And he did it again, and again, making 3 of 4 three-pointers in the early part of the third. The Jazz took their largest lead of the game yet, 11 points, midway through the quarter.
But then they shut down. Came to a screeching halt. Managed just three points in the last 5 1/2 minutes of the third quarter. Scored only five points through the first six minutes of the fourth.
The stretch could've broken them. It nearly did.
How did they pull out of their tailspin?
"In the fourth, we executed," said forward Carlos Boozer, who finished with 22 points and nine rebounds. "We had some big plays go in for us. We got some stops."
Andrei Kirilenko came alive at the end of the game, scoring six of his 14 points in the fourth, and adding immeasurable value on defense with blocks and steals.
The Jazz made more free throws and field goals than Houston.

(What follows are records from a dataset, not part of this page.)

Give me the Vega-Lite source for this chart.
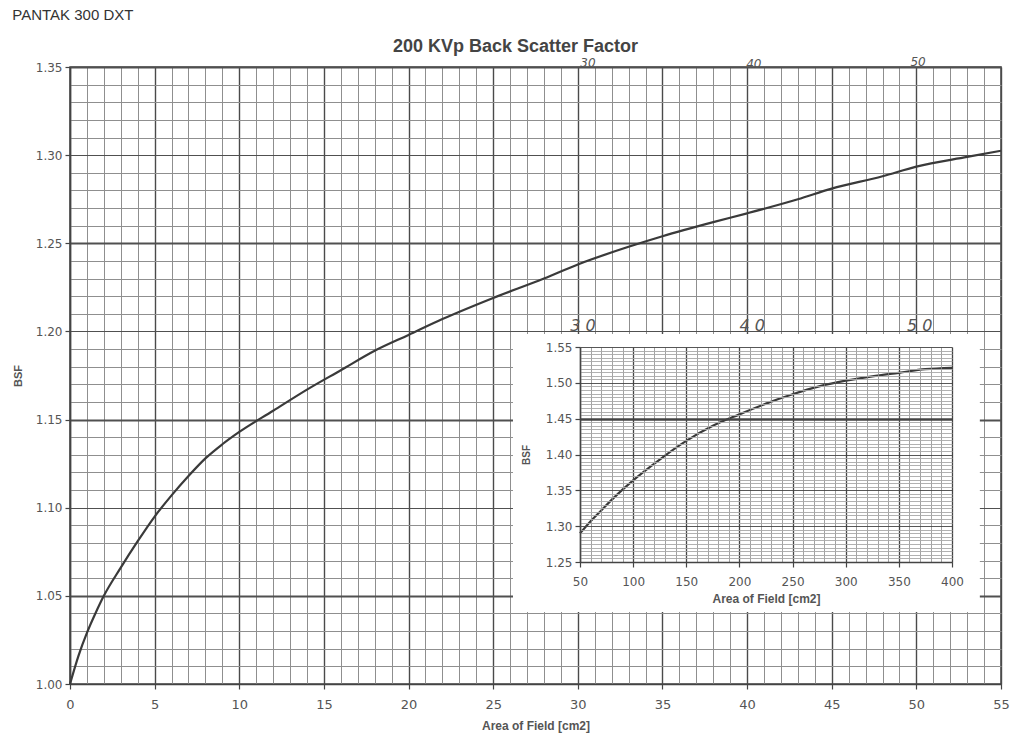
{
  "$schema": "https://vega.github.io/schema/vega-lite/v6.json",
  "width": 931,
  "height": 617,
  "autosize": {"type": "none"},
  "padding": {"left": 70, "top": 67, "right": 10, "bottom": 54},
  "background": "white",
  "title": {"text": "PANTAK 300 DXT", "anchor": "start", "fontSize": 15, "fontWeight": "normal", "font": "Liberation Sans", "color": "#333", "offset": 14},
  "config": {"view": {"stroke": "#444", "strokeWidth": 1.5}},
  "datasets": {
    "main": [
      {"area": 0, "bsf": 1.000}, {"area": 0.5, "bsf": 1.016}, {"area": 1, "bsf": 1.029}, {"area": 1.5, "bsf": 1.040},
      {"area": 2, "bsf": 1.050}, {"area": 3, "bsf": 1.066}, {"area": 4, "bsf": 1.081}, {"area": 5, "bsf": 1.095},
      {"area": 6, "bsf": 1.107}, {"area": 7, "bsf": 1.118}, {"area": 8, "bsf": 1.128}, {"area": 9, "bsf": 1.136},
      {"area": 10, "bsf": 1.143}, {"area": 12, "bsf": 1.155}, {"area": 14, "bsf": 1.167}, {"area": 16, "bsf": 1.178},
      {"area": 18, "bsf": 1.189}, {"area": 20, "bsf": 1.198}, {"area": 22, "bsf": 1.207}, {"area": 25, "bsf": 1.219},
      {"area": 28, "bsf": 1.230}, {"area": 30, "bsf": 1.238}, {"area": 33, "bsf": 1.248}, {"area": 35, "bsf": 1.254},
      {"area": 38, "bsf": 1.262}, {"area": 40, "bsf": 1.267}, {"area": 43, "bsf": 1.275}, {"area": 45, "bsf": 1.281},
      {"area": 48, "bsf": 1.288}, {"area": 50, "bsf": 1.2935}, {"area": 53, "bsf": 1.299}, {"area": 55, "bsf": 1.3025}
    ],
    "inset": [
      {"area": 50, "bsf": 1.290}, {"area": 60, "bsf": 1.307}, {"area": 70, "bsf": 1.322}, {"area": 80, "bsf": 1.337},
      {"area": 90, "bsf": 1.351}, {"area": 100, "bsf": 1.364}, {"area": 125, "bsf": 1.393}, {"area": 150, "bsf": 1.419},
      {"area": 175, "bsf": 1.440}, {"area": 200, "bsf": 1.456}, {"area": 225, "bsf": 1.471}, {"area": 250, "bsf": 1.484},
      {"area": 275, "bsf": 1.495}, {"area": 300, "bsf": 1.503}, {"area": 325, "bsf": 1.509}, {"area": 350, "bsf": 1.514},
      {"area": 375, "bsf": 1.519}, {"area": 400, "bsf": 1.521}
    ],
    "box": [{"area": 26.17, "area2": 53.75, "bsf": 1.1986, "bsf2": 1.0409}],
    "notesTop": [
      {"area": 30.6, "bsf": 1.3525, "label": "30"},
      {"area": 40.4, "bsf": 1.3515, "label": "40"},
      {"area": 50.1, "bsf": 1.3530, "label": "50"}
    ],
    "notesInset": [
      {"area": 30.3, "bsf": 1.2031, "label": "3 0"},
      {"area": 40.3, "bsf": 1.2031, "label": "4 0"},
      {"area": 50.2, "bsf": 1.2031, "label": "5 0"}
    ]
  },
  "layer": [
    {
      "layer": [
        {
          "data": {"name": "main"},
          "mark": {"type": "line", "color": "#3a3a3a", "strokeWidth": 2.2, "interpolate": "monotone"},
          "encoding": {
            "x": {
              "field": "area", "type": "quantitative",
              "scale": {"domain": [0, 55], "nice": false, "zero": false},
              "axis": {
                "orient": "bottom", "tickCount": 200, "format": "d",
                "values": [0,1,2,3,4,5,6,7,8,9,10,11,12,13,14,15,16,17,18,19,20,21,22,23,24,25,26,27,28,29,30,31,32,33,34,35,36,37,38,39,40,41,42,43,44,45,46,47,48,49,50,51,52,53,54,55],
                "title": "Area of Field [cm2]",
                "titleFont": "Liberation Sans", "titleFontSize": 12, "titleFontWeight": "bold", "titleColor": "#555", "titlePadding": 9,
                "labelFont": "DejaVu Sans", "labelFontSize": 13, "labelColor": "#555",
                "labelExpr": "datum.value % 5 === 0 ? datum.label : ''",
                "labelFlush": false, "labelOverlap": false, "labelPadding": 9,
                "tickSize": 5, "tickWidth": 1.2,
                "tickColor": {"condition": {"test": "datum.value % 5 === 0", "value": "#444"}, "value": "transparent"},
                "domainColor": "#444", "domainWidth": 1.5,
                "grid": true,
                "gridColor": {"condition": {"test": "datum.value % 5 === 0", "value": "#4a4a4a"}, "value": "#8f8f8f"},
                "gridWidth": {"condition": {"test": "datum.value % 5 === 0", "value": 1.4}, "value": 1}
              }
            },
            "y": {
              "field": "bsf", "type": "quantitative",
              "scale": {"domain": [1, 1.35], "nice": false, "zero": false},
              "axis": {
                "orient": "left", "tickCount": 200,
                "values": [1,1.01,1.02,1.03,1.04,1.05,1.06,1.07,1.08,1.09,1.1,1.11,1.12,1.13,1.14,1.15,1.16,1.17,1.18,1.19,1.2,1.21,1.22,1.23,1.24,1.25,1.26,1.27,1.28,1.29,1.3,1.31,1.32,1.33,1.34,1.35],
                "format": ".2f",
                "title": "BSF",
                "titleFont": "Liberation Sans", "titleFontSize": 11, "titleFontWeight": "bold", "titleColor": "#555", "titlePadding": 12,
                "labelFont": "DejaVu Sans", "labelFontSize": 12, "labelColor": "#555",
                "labelExpr": "abs(datum.value*20 - round(datum.value*20)) < 0.001 ? datum.label : ''",
                "labelOverlap": false, "labelFlush": false, "labelPadding": 3,
                "tickSize": 5, "tickWidth": 1.2,
                "tickColor": {"condition": {"test": "abs(datum.value*20 - round(datum.value*20)) < 0.001", "value": "#444"}, "value": "transparent"},
                "domainColor": "#444", "domainWidth": 1.5,
                "grid": true,
                "gridColor": {"condition": {"test": "abs(datum.value*20 - round(datum.value*20)) < 0.001", "value": "#505050"}, "value": "#8f8f8f"},
                "gridWidth": {"condition": {"test": "abs(datum.value*20 - round(datum.value*20)) < 0.001 && round(datum.value*20) % 2 === 1", "value": 2}, "value": 1}
              }
            }
          }
        },
        {
          "data": {"name": "box"},
          "mark": {"type": "rect", "color": "white"},
          "encoding": {
            "x": {"field": "area", "type": "quantitative", "scale": {"domain": [0, 55], "nice": false, "zero": false}},
            "x2": {"field": "area2"},
            "y": {"field": "bsf", "type": "quantitative", "scale": {"domain": [1, 1.35], "nice": false, "zero": false}},
            "y2": {"field": "bsf2"}
          }
        },
        {
          "data": {"name": "notesTop"},
          "mark": {"type": "text", "font": "DejaVu Sans", "fontStyle": "italic", "fontSize": 12, "color": "#555", "baseline": "middle"},
          "encoding": {
            "x": {"field": "area", "type": "quantitative", "scale": {"domain": [0, 55], "nice": false, "zero": false}},
            "y": {"field": "bsf", "type": "quantitative", "scale": {"domain": [1, 1.35], "nice": false, "zero": false}},
            "text": {"field": "label"}
          }
        },
        {
          "data": {"name": "notesInset"},
          "mark": {"type": "text", "font": "DejaVu Sans", "fontStyle": "italic", "fontSize": 16, "color": "#555", "baseline": "middle"},
          "encoding": {
            "x": {"field": "area", "type": "quantitative", "scale": {"domain": [0, 55], "nice": false, "zero": false}},
            "y": {"field": "bsf", "type": "quantitative", "scale": {"domain": [1, 1.35], "nice": false, "zero": false}},
            "text": {"field": "label"}
          }
        }
      ]
    },
    {
      "data": {"name": "inset"},
      "layer": [
        {
          "mark": {"type": "line", "color": "#3a3a3a", "strokeWidth": 2.2, "interpolate": "monotone"},
          "encoding": {
            "x": {
              "field": "area", "type": "quantitative",
              "scale": {"domain": [50, 400], "range": [510, 882], "nice": false, "zero": false},
              "axis": {
                "orient": "bottom", "offset": -122, "zindex": 1, "tickCount": 200, "format": "d",
                "values": [50,100,150,200,250,300,350,400],
                "title": "Area of Field [cm2]",
                "titleFont": "Liberation Sans", "titleFontSize": 12, "titleFontWeight": "bold", "titleColor": "#555", "titlePadding": 6,
                "labelFont": "DejaVu Sans", "labelFontSize": 12, "labelColor": "#555",
                "labelFlush": false, "labelOverlap": false, "labelPadding": 9,
                "tickSize": 5, "tickColor": "#444", "tickWidth": 1.2,
                "domainColor": "#444", "domainWidth": 1.5,
                "grid": false
              }
            },
            "y": {
              "field": "bsf", "type": "quantitative",
              "scale": {"domain": [1.25, 1.55], "range": [495, 280], "nice": false, "zero": false},
              "axis": {
                "orient": "left", "offset": -510, "zindex": 1, "tickCount": 200,
                "values": [1.25,1.255,1.26,1.265,1.27,1.275,1.28,1.285,1.29,1.295,1.3,1.305,1.31,1.315,1.32,1.325,1.33,1.335,1.34,1.345,1.35,1.355,1.36,1.365,1.37,1.375,1.38,1.385,1.39,1.395,1.4,1.405,1.41,1.415,1.42,1.425,1.43,1.435,1.44,1.445,1.45,1.455,1.46,1.465,1.47,1.475,1.48,1.485,1.49,1.495,1.5,1.505,1.51,1.515,1.52,1.525,1.53,1.535,1.54,1.545,1.55],
                "format": ".2f",
                "title": "BSF",
                "titleFont": "Liberation Sans", "titleFontSize": 10, "titleFontWeight": "bold", "titleColor": "#555", "titlePadding": 14,
                "labelFont": "DejaVu Sans", "labelFontSize": 12, "labelColor": "#555",
                "labelExpr": "abs(datum.value*20 - round(datum.value*20)) < 0.001 ? datum.label : ''",
                "labelOverlap": false, "labelFlush": false, "labelPadding": 3,
                "tickSize": 5, "tickWidth": 1.2,
                "tickColor": {"condition": {"test": "abs(datum.value*20 - round(datum.value*20)) < 0.001", "value": "#444"}, "value": "transparent"},
                "domainColor": "#444", "domainWidth": 1.5,
                "grid": true,
                "gridColor": {"condition": {"test": "abs(datum.value*20 - round(datum.value*20)) < 0.001", "value": "#444"}, "value": "#a8a8a8"},
                "gridWidth": {"condition": {"test": "abs(datum.value - 1.45) < 0.001", "value": 2.5}, "value": 0.9}
              }
            }
          }
        },
        {
          "mark": {"type": "line", "opacity": 0},
          "encoding": {
            "x": {
              "field": "area", "type": "quantitative",
              "scale": {"domain": [50, 400], "range": [510, 882], "nice": false, "zero": false},
              "axis": {
                "orient": "top", "zindex": 1, "tickCount": 200,
                "values": [50,60,70,80,90,100,110,120,130,140,150,160,170,180,190,200,210,220,230,240,250,260,270,280,290,300,310,320,330,340,350,360,370,380,390,400],
                "labels": false, "ticks": false, "domain": false,
                "title": "200 KVp Back Scatter Factor",
                "titleFont": "Liberation Sans", "titleFontSize": 18, "titleFontWeight": "bold", "titleColor": "#444",
                "titleX": 445, "titleY": -16, "titleAlign": "center", "titleBaseline": "alphabetic", "titleAngle": 0,
                "grid": true,
                "gridColor": {"condition": {"test": "datum.value % 50 === 0", "value": "#444"}, "value": "#8a8a8a"},
                "gridWidth": {"condition": {"test": "datum.value % 50 === 0", "value": 1.3}, "value": 0.8}
              }
            },
            "y": {
              "field": "bsf", "type": "quantitative",
              "scale": {"domain": [1.25, 1.55], "range": [495, 280], "nice": false, "zero": false}
            }
          }
        }
      ],
      "resolve": {"axis": {"x": "independent"}}
    }
  ],
  "resolve": {"scale": {"x": "independent", "y": "independent"}, "axis": {"x": "independent", "y": "independent"}}
}
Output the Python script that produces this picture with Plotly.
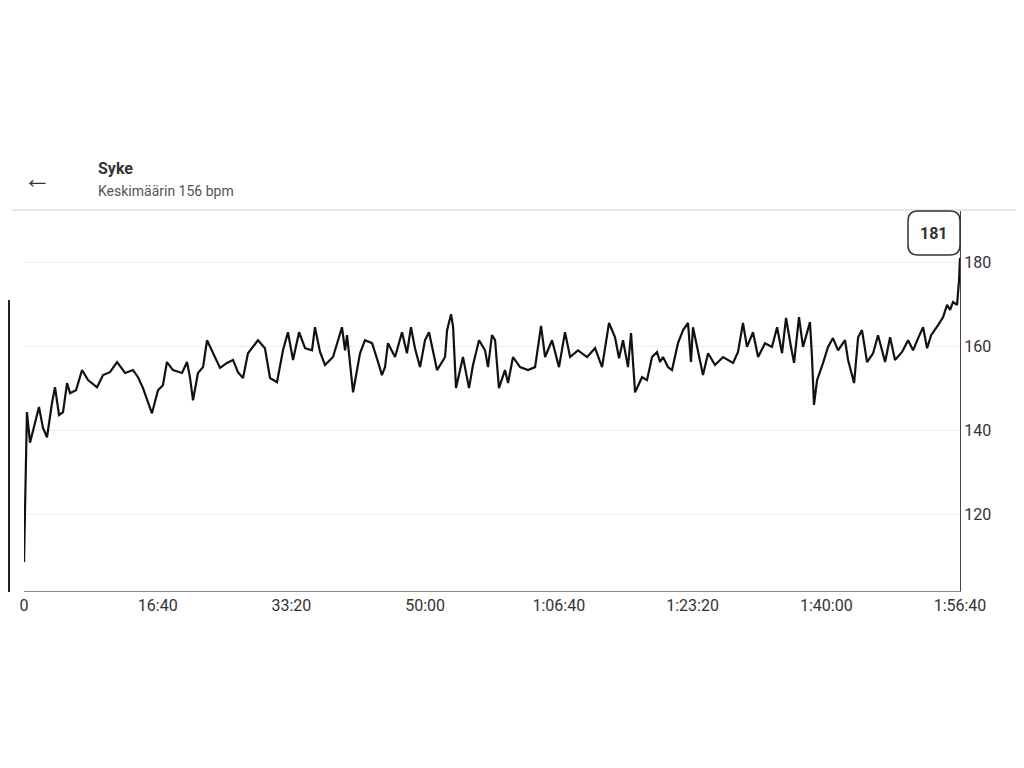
import plotly.graph_objects as go

# heart rate samples (seconds, bpm)
time_s = [0, 22, 45, 82, 112, 142, 172, 209, 232, 262, 292, 322, 344, 389, 434, 479, 546, 591, 643, 696,
          756, 815, 853, 890, 957, 1002, 1039, 1069, 1114, 1182, 1219, 1241, 1264, 1301, 1339, 1369, 1414,
          1466, 1518, 1563, 1600, 1638, 1675, 1750, 1802, 1840, 1892, 1937, 1974, 2012, 2057, 2102, 2154,
          2176, 2214, 2251, 2311, 2378, 2401, 2416, 2461, 2513, 2550, 2603, 2648, 2677, 2700, 2722, 2775,
          2827, 2864, 2894, 2924, 2962, 2999, 3029, 3089, 3149, 3164, 3194, 3209, 3231, 3283, 3328, 3358,
          3403, 3448, 3470, 3500, 3523, 3552, 3597, 3620, 3657, 3710, 3769, 3822, 3867, 3897, 3949, 4001,
          4046, 4084, 4143, 4211, 4271, 4323, 4375, 4420, 4450, 4480, 4517, 4540, 4570, 4622, 4659, 4697,
          4734, 4757, 4779, 4816, 4846, 4891, 4929, 4966, 4988, 5003, 5041, 5078, 5116, 5168, 5228, 5303,
          5340, 5377, 5407, 5452, 5490, 5542, 5594, 5632, 5669, 5699, 5736, 5759, 5796, 5826, 5878, 5893,
          5908, 5931, 5976, 6013, 6050, 6088, 6140, 6163, 6208, 6238, 6267, 6305, 6350, 6387, 6440, 6477,
          6514, 6567, 6612, 6649, 6687, 6724, 6754, 6784, 6836, 6874, 6903, 6926, 6948, 6978, 6993, 7000]
heart_rate = [108.6, 144.3, 137, 141.7, 145.5, 140.5, 138.3, 146.4, 150.2, 143.6, 144.3, 151.2, 148.8, 149.5,
              154.3, 151.9, 150.2, 153.1, 153.8, 156.2, 153.6, 154.3, 152.6, 150, 144, 149.5, 150.7, 156.2,
              154.3, 153.6, 156.2, 152.6, 147.1, 153.6, 155, 161.4, 158.3, 154.8, 156, 156.7, 153.8, 152.4,
              158.3, 161.4, 159.5, 152.4, 151.4, 159, 163.3, 156.7, 163.3, 159.5, 159, 164.5, 158.6, 155.5,
              157.4, 164.5, 159, 162.6, 149, 158.3, 161.4, 160.7, 156.2, 153.1, 155, 160.7, 157.4, 163.3,
              158.3, 164.5, 159.5, 155, 161.4, 163.3, 154.3, 157.4, 163.8, 167.6, 164.5, 150, 157.4, 150,
              155.5, 161.4, 159, 155, 162.6, 161.4, 150, 154.3, 151.2, 157.4, 155, 154.3, 155, 164.8, 157.4,
              161.4, 155, 163.3, 157.4, 159, 157.4, 159.5, 155, 165.5, 162.1, 157.1, 161.4, 155, 163.1, 149,
              152.6, 151.9, 157.4, 158.6, 156.2, 157.4, 155, 154.3, 160.7, 163.8, 165.5, 156.2, 164.5, 158.3,
              153.1, 158.3, 155.5, 157.4, 156, 158.6, 165.5, 159.8, 163.3, 157.4, 160.7, 159.8, 164.5, 158.3,
              166.7, 159.8, 156, 166.9, 159.8, 165.7, 157.4, 146, 151.9, 156, 159.8, 161.9, 159, 161.4, 156.7,
              151.2, 162.1, 163.8, 156.2, 158.3, 162.6, 156.2, 162.1, 156.7, 158.6, 161.4, 159, 161.9, 164.5,
              159.5, 162.6, 165, 166.9, 169.8, 168.6, 170.5, 169.8, 175.7, 181]

x_tickvals = [0, 1000, 2000, 3000, 4000, 5000, 6000, 7000]
x_ticktext = ["0", "16:40", "33:20", "50:00", "1:06:40", "1:23:20", "1:40:00", "1:56:40"]
y_tickvals = [120, 140, 160, 180]

fig = go.Figure()
fig.add_trace(go.Scatter(x=time_s, y=heart_rate, mode="lines",
                         line=dict(color="#111111", width=2.2), hoverinfo="skip"))

# page has an 8px body margin, so margins are shifted by 8
fig.update_layout(
    width=1024, height=768,
    paper_bgcolor="white", plot_bgcolor="white",
    margin=dict(l=16, r=72, t=202, b=185),
    showlegend=False,
    font=dict(family="Roboto", color="#333333"),
    xaxis=dict(range=[0, 7000], tickvals=x_tickvals, ticktext=x_ticktext,
               showgrid=False, zeroline=False, showline=True, linecolor="#888888",
               tickfont=dict(size=16), ticks=""),
    yaxis=dict(range=[101.7, 192.4], tickvals=y_tickvals, side="right",
               showgrid=True, gridcolor="#eeeeee", zeroline=False,
               showline=True, linecolor="#444444", tickfont=dict(size=16), ticks=""),
)


# screen pixel -> paper coords
def px(x):
    return (x - 24) / 936


def py(y):
    return (591 - y) / 381


# header
fig.add_shape(type="line", xref="paper", yref="paper",
              x0=px(12), x1=px(1030), y0=1, y1=1, line=dict(color="#e6e6e6", width=2))
fig.add_annotation(x=px(37), y=py(178), xref="paper", yref="paper", text="←", showarrow=False,
                   xanchor="center", yanchor="middle", font=dict(size=28, color="#333333"))
fig.add_annotation(x=px(96), y=py(168), xref="paper", yref="paper", text="<b>Syke</b>",
                   showarrow=False, xanchor="left", yanchor="middle", font=dict(size=16, color="#333333"))
fig.add_annotation(x=px(96), y=py(191), xref="paper", yref="paper", text="Keskimäärin 156 bpm",
                   showarrow=False, xanchor="left", yanchor="middle", font=dict(size=14, color="#555555"))

# max value bubble with rounded corners
x0, x1, y0, y1, r = 908, 960, 211, 255, 10
path = (f"M {px(x0 + r)} {py(y0)} L {px(x1 - r)} {py(y0)} Q {px(x1)} {py(y0)} {px(x1)} {py(y0 + r)} "
        f"L {px(x1)} {py(y1 - r)} Q {px(x1)} {py(y1)} {px(x1 - r)} {py(y1)} "
        f"L {px(x0 + r)} {py(y1)} Q {px(x0)} {py(y1)} {px(x0)} {py(y1 - r)} "
        f"L {px(x0)} {py(y0 + r)} Q {px(x0)} {py(y0)} {px(x0 + r)} {py(y0)} Z")
fig.add_shape(type="path", xref="paper", yref="paper", path=path,
              line=dict(color="#333333", width=1.5), fillcolor="white")
fig.add_annotation(x=px(934), y=py(233), xref="paper", yref="paper", text=f"<b>{max(heart_rate):.0f}</b>",
                   showarrow=False, xanchor="center", yanchor="middle", font=dict(size=16, color="#333333"))

# left edge artefact line
fig.add_shape(type="line", xref="paper", yref="paper", x0=px(9), x1=px(9), y0=py(300), y1=py(592),
              line=dict(color="#222222", width=2))

fig.write_html("out.html")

They forced the Rockets into three times as many turnovers.
And, boy, did people notice.
"I was really pleased with the effort our guys put in to win the game," Jazz coach Jerry Sloan said. "I know they had their backs to the wall and they did a fine job."
The Jazz will return to Houston on Saturday for Game 7, hoping to take away the same result as they did in a gritty Game 6. Of course, the Rockets would rather they not.
"They outplayed us down the stretch," Houston coach Jeff Van Gundy said. "We've got to get on the plane, figure out how to play a little better and play well on Saturday."
Breaking it down
* The Jazz's Mehmet Okur went 3-for-4 from the three-point line to open the second half, and Utah fed off his energy to build an 11-point lead its largest of the game.
* A breakdown followed soon after. The Jazz scored eight points over an 11-minute span in the third and fourth quarters, and Houston cut the lead to one.
* Andrei Kirilenko's hustle, and his offense, helped the Jazz force Game 7, as Utah broke out of its funk just in time to stretch its lead back to a safe margin late in the fourth.